What this task involves
Reproduce nothing but the lines from the start of the material through the line that includes "[(423, 86)]]", both ends included, and omit every picture.

Start Source data

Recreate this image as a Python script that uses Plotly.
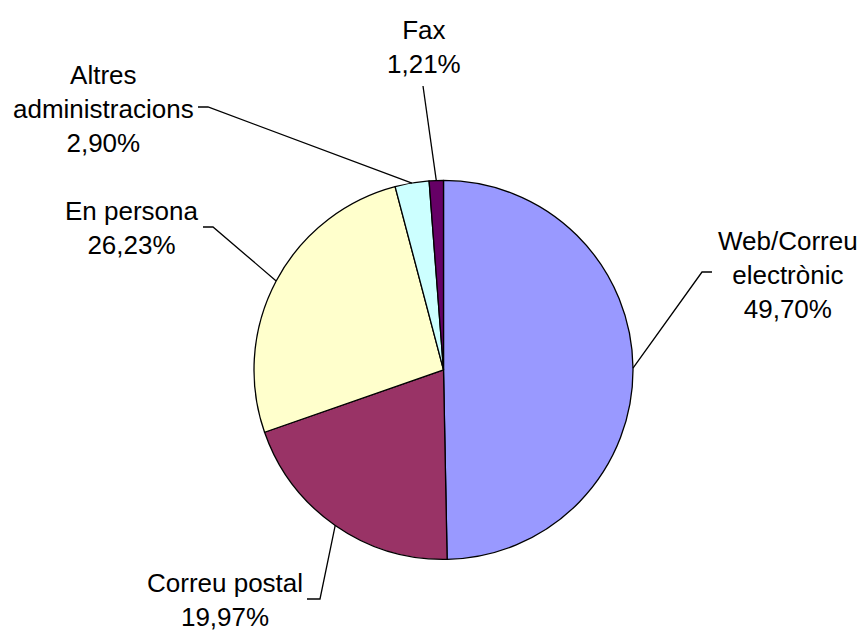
import math
import plotly.graph_objects as go

# Canals d'entrada (percentatges)
categories = ["Web/Correu electrònic", "Correu postal", "En persona",
              "Altres administracions", "Fax"]
values = [49.70, 19.97, 26.23, 2.90, 1.21]
label_lines = [["Web/Correu", "electrònic"], ["Correu postal"], ["En persona"],
               ["Altres", "administracions"], ["Fax"]]
colors = ["#9999FF", "#993366", "#FFFFCC", "#CCFFFF", "#660066"]

W, H = 867, 633
CX, CY, R = 443.5, 369.9, 189.5   # pie centre and radius, in pixels

# label block centres and leader-line elbows (pixels, y measured from top)
label_pos = [(788, 275), (225, 600), (132, 228), (103, 109), (423.5, 47)]
leader_start = [[(712, 272), (702, 272)],
                [(307, 599), (320, 599)],
                [(203, 227), (213, 227)],
                [(198, 107), (208, 107)],
                [(423, 86)]]


def px(x, y):
    return x / W, 1 - y / H


fig = go.Figure(go.Pie(
    labels=categories,
    values=values,
    sort=False,
    direction="clockwise",
    rotation=0,
    marker=dict(colors=colors, line=dict(color="black", width=1.3)),
    textinfo="none",
    hoverinfo="label+percent",
    showlegend=False,
    domain=dict(x=[(CX - R) / W, (CX + R) / W],
                y=[(H - CY - R) / H, (H - CY + R) / H]),
))

total = sum(values)
cum = 0.0
shapes = []
annotations = []
for i, v in enumerate(values):
    theta = 2 * math.pi * (cum + v / 2) / total
    cum += v
    ex = CX + R * math.sin(theta)
    ey = CY - R * math.cos(theta)
    pts = leader_start[i] + [(ex, ey)]
    path = ""
    for j, (x, y) in enumerate(pts):
        X, Y = px(x, y)
        path += ("M" if j == 0 else " L") + f"{X:.5f},{Y:.5f}"
    shapes.append(dict(type="path", xref="paper", yref="paper", path=path,
                       line=dict(color="black", width=1.3)))
    text = "<br>".join(label_lines[i] + [f"{v:.2f}".replace(".", ",") + "%"])
    lx, ly = px(*label_pos[i])
    annotations.append(dict(x=lx, y=ly, xref="paper", yref="paper", text=text,
                            showarrow=False, xanchor="center", yanchor="middle",
                            align="center",
                            font=dict(family="Liberation Sans, Arial", size=26,
                                      color="black")))

fig.update_layout(
    width=W, height=H,
    margin=dict(l=0, r=0, t=0, b=0),
    paper_bgcolor="white", plot_bgcolor="white",
    shapes=shapes, annotations=annotations,
)

fig.write_html("out.html")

End Source data

Exercise output
Recreate this image as a Python script that uses Plotly.
import math
import plotly.graph_objects as go

# Canals d'entrada (percentatges)
categories = ["Web/Correu electrònic", "Correu postal", "En persona",
              "Altres administracions", "Fax"]
values = [49.70, 19.97, 26.23, 2.90, 1.21]
label_lines = [["Web/Correu", "electrònic"], ["Correu postal"], ["En persona"],
               ["Altres", "administracions"], ["Fax"]]
colors = ["#9999FF", "#993366", "#FFFFCC", "#CCFFFF", "#660066"]

W, H = 867, 633
CX, CY, R = 443.5, 369.9, 189.5   # pie centre and radius, in pixels

# label block centres and leader-line elbows (pixels, y measured from top)
label_pos = [(788, 275), (225, 600), (132, 228), (103, 109), (423.5, 47)]
leader_start = [[(712, 272), (702, 272)],
                [(307, 599), (320, 599)],
                [(203, 227), (213, 227)],
                [(198, 107), (208, 107)],
                [(423, 86)]]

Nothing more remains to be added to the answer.